The Museum of Ventura County has acquired Big Platter, a 27 foot wide tapestry that features the promenade near Surfer's Point in Ventura. The work was installed in November 2020 and will be kept on permanent display.

Big Platter | Installation view - Museum of Ventura County

Big Platter | Installation view - Museum of Ventura County

Big Platter | 87 x 330 inches | Jacquard Tapestry mounted on Panel | John Nava 2017
Collection: Museum of Ventura County

Big Platter | Installation preparation - Museum of Ventura County - November 2020


Big Platter | Installation  - Museum of Ventura County - November 2020

Notes on Big Platter from a 2018 exhibition:


The Sea


Degas, said any artist who sets up outdoors to paint should be watched by the police and stung with “just a little buckshot”*. Without going that far I have generally thought of myself also as a studio artist - doing my work within that quiet and private space. For me the exception has been the shore where, over the years, I have set many of my pictures. Perhaps the coastal region we all share exerts a powerful pull and draws out even the most solitary painter. It is the meeting place of air, water and earth - vast, timeless and always beautiful. It has been my particular fascination to place ourselves - the human image - into this nexus.


Ventura Promenade


There is a long tradition in art of the Arcadian image. Arcadia as the setting of an harmonious image of people within nature. For me Seurat’s famous “Grande Jatte” is a modern (19th century) version of this image. A quiet, sunlit shore with the bourgeoisie of Paris taking the place of the idealized shepherds who populate the Arcadian paintings of Poussin. “Big Platter” (“grande jatte” translates as “big platter or bowl’) makes the Ventura Promenade the setting for my version of this image. The promenade near Surfer’s Point is, in fact, a magnetic gathering place for our community - a place where all sorts come to stroll, to surf, to rest in the sun.  We find ourselves immersed in this beautiful nexus of shore, sea and sky completing the composition. I wanted to make Ventura’s own Arcadian image.  


The Tapestry


The “pointillist” painting manner used in the “Grande Jatte” is another memorable aspect of Seurat’s masterpiece. In the early 1800’s the optical blending of color was an innovation of the recently developed technology of Jacquard weaving. The directors of Jacquard’s tapestry mills worked out the phenomenon of the juxtaposition of colored fibers in weaving and wrote about it. Seurat read and made notes about these discoveries and translated the ideas into paint using distinct touches of color that “blended” at a distance to create the image.
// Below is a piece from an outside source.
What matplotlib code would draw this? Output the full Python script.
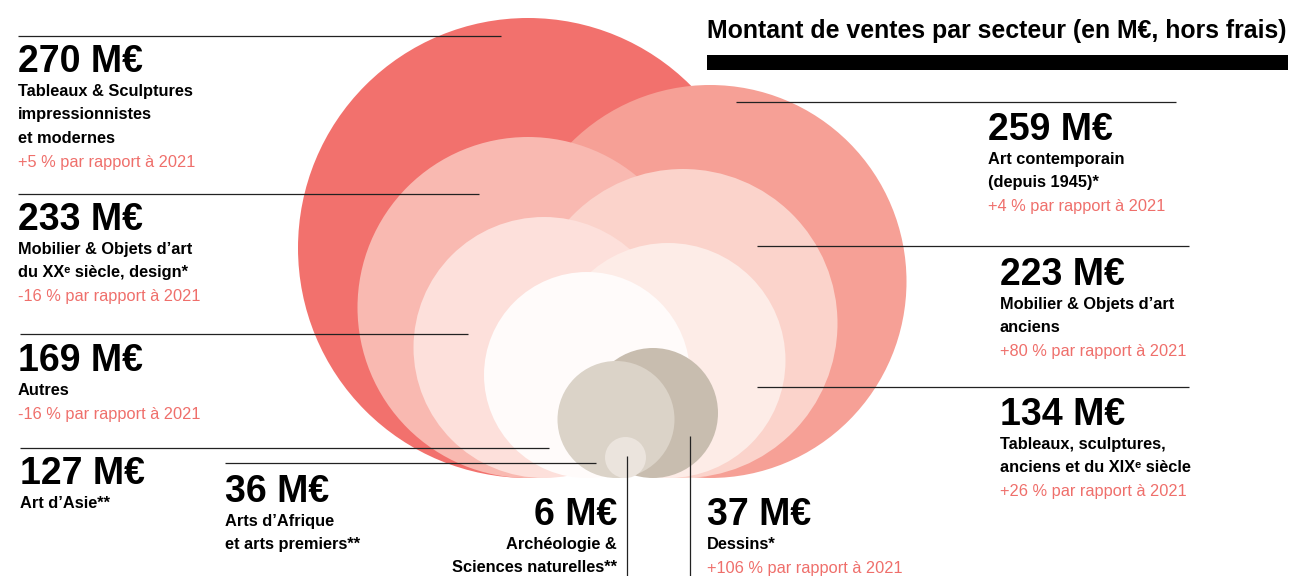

In “Big Platter” I took the image back into the Jacquard weaving medium that inspired Seurat. In another allusion to Seurat’s pointillism I developed a sort of colored mosaic of patched texture in the weaving to depict the scene.


John Nava


* ”If I were in the government I would have a brigade of policemen assigned to keeping an eye on people who paint landscapes outdoors. Oh, I wouldn't want anyone killed. I'd be satisfied with just a little buckshot to begin with.”